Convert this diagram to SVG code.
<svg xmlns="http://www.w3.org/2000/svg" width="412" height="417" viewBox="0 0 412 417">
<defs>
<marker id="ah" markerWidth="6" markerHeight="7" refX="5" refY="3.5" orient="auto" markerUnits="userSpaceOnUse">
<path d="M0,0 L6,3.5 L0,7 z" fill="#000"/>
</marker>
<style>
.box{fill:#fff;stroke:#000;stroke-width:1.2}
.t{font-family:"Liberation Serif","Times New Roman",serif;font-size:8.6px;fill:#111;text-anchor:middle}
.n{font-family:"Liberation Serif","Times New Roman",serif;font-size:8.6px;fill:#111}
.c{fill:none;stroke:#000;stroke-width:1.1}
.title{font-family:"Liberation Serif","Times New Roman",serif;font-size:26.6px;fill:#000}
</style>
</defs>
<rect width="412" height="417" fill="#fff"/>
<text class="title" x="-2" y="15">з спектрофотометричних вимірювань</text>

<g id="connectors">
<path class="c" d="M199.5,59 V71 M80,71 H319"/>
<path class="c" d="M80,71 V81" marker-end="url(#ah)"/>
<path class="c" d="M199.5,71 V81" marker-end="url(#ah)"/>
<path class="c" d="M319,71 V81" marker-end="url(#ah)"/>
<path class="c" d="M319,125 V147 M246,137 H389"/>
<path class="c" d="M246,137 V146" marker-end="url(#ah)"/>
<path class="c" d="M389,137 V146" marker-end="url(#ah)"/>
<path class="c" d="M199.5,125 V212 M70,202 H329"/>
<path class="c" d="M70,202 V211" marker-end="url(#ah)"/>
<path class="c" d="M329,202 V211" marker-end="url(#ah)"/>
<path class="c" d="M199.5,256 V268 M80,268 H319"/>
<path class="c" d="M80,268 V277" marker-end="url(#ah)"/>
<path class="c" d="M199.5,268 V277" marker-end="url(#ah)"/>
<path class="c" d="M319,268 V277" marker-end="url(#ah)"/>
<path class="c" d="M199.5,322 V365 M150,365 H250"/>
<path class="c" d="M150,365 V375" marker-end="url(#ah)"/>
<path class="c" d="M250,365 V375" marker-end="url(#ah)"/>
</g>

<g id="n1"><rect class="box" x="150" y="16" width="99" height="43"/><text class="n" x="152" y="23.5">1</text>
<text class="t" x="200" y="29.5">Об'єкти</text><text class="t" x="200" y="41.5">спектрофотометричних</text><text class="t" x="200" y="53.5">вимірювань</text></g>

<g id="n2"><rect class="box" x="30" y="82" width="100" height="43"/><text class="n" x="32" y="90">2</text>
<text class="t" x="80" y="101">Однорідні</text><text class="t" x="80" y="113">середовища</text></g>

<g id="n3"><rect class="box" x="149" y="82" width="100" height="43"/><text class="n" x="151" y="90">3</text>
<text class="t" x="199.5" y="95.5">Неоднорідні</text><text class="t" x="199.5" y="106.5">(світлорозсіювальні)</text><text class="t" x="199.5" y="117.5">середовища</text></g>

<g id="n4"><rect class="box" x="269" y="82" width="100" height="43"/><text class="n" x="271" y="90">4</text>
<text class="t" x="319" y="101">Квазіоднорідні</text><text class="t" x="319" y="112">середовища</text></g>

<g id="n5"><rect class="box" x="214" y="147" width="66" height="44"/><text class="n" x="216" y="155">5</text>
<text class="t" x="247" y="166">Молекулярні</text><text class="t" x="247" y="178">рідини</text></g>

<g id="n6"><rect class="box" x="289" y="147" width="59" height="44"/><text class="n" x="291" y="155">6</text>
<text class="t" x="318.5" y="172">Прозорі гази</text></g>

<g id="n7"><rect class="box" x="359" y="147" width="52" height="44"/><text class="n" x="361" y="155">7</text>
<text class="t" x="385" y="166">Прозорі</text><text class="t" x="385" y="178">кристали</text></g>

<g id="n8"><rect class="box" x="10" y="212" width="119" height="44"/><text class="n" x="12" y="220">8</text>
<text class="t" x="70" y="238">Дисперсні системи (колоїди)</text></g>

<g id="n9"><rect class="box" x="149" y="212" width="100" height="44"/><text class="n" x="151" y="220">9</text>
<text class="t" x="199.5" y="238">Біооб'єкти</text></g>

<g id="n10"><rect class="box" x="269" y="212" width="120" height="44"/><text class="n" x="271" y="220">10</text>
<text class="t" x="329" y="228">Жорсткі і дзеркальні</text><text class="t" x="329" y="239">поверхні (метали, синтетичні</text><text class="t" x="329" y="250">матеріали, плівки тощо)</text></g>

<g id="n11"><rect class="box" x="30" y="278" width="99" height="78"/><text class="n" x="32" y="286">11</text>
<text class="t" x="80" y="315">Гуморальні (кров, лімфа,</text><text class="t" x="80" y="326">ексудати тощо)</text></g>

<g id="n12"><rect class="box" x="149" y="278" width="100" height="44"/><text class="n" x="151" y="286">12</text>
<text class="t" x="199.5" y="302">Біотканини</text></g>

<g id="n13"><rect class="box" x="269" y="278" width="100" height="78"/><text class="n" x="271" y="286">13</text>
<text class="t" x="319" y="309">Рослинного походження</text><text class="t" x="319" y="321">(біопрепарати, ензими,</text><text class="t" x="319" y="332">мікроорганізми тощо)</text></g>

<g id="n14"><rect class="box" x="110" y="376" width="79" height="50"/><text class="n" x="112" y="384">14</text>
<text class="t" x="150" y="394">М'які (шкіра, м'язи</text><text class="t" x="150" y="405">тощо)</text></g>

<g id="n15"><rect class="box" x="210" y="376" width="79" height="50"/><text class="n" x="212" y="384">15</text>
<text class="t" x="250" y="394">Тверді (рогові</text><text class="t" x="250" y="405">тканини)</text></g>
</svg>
# # # # # # #
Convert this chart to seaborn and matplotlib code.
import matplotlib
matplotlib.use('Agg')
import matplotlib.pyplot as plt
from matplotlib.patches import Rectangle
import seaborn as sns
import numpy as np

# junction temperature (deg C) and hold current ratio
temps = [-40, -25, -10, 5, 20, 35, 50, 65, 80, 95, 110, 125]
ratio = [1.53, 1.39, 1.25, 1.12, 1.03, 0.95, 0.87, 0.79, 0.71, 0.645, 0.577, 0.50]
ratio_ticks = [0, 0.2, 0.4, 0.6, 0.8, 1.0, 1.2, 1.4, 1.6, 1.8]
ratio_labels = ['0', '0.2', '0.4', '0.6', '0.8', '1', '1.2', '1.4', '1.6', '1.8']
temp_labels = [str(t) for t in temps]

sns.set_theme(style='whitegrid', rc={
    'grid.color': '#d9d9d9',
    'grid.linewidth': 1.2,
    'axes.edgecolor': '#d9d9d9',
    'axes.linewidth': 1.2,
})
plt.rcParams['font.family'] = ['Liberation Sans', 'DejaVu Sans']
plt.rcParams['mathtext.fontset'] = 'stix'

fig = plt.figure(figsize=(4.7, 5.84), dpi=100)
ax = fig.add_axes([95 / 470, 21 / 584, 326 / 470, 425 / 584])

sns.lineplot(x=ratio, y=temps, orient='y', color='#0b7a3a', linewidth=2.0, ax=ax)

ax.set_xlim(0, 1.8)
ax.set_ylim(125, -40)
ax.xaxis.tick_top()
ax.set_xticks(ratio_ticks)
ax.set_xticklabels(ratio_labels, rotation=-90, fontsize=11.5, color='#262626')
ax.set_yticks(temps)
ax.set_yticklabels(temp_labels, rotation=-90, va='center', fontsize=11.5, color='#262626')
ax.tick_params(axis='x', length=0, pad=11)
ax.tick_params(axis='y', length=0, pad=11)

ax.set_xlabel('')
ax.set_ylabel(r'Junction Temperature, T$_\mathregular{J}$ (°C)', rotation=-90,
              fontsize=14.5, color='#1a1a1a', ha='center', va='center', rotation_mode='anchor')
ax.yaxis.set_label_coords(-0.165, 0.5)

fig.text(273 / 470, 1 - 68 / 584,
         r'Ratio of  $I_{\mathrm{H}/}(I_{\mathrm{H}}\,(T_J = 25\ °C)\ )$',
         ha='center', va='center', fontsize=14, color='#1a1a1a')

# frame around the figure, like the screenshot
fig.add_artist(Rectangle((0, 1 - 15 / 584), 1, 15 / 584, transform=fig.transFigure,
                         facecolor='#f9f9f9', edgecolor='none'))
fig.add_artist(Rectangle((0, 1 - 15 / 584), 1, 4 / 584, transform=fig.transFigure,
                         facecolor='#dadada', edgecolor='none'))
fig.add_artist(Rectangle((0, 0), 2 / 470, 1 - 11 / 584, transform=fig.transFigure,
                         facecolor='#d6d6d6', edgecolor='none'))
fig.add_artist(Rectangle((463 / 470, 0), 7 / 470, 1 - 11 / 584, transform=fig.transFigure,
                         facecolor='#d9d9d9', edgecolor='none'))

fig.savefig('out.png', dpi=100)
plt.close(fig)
# # # # # # #
▸ **Problem description**:
Identify the lines above with the word "seaborn". Copy them.

▸ **Answer for the task**:
Convert this chart to seaborn and matplotlib code.
import seaborn as sns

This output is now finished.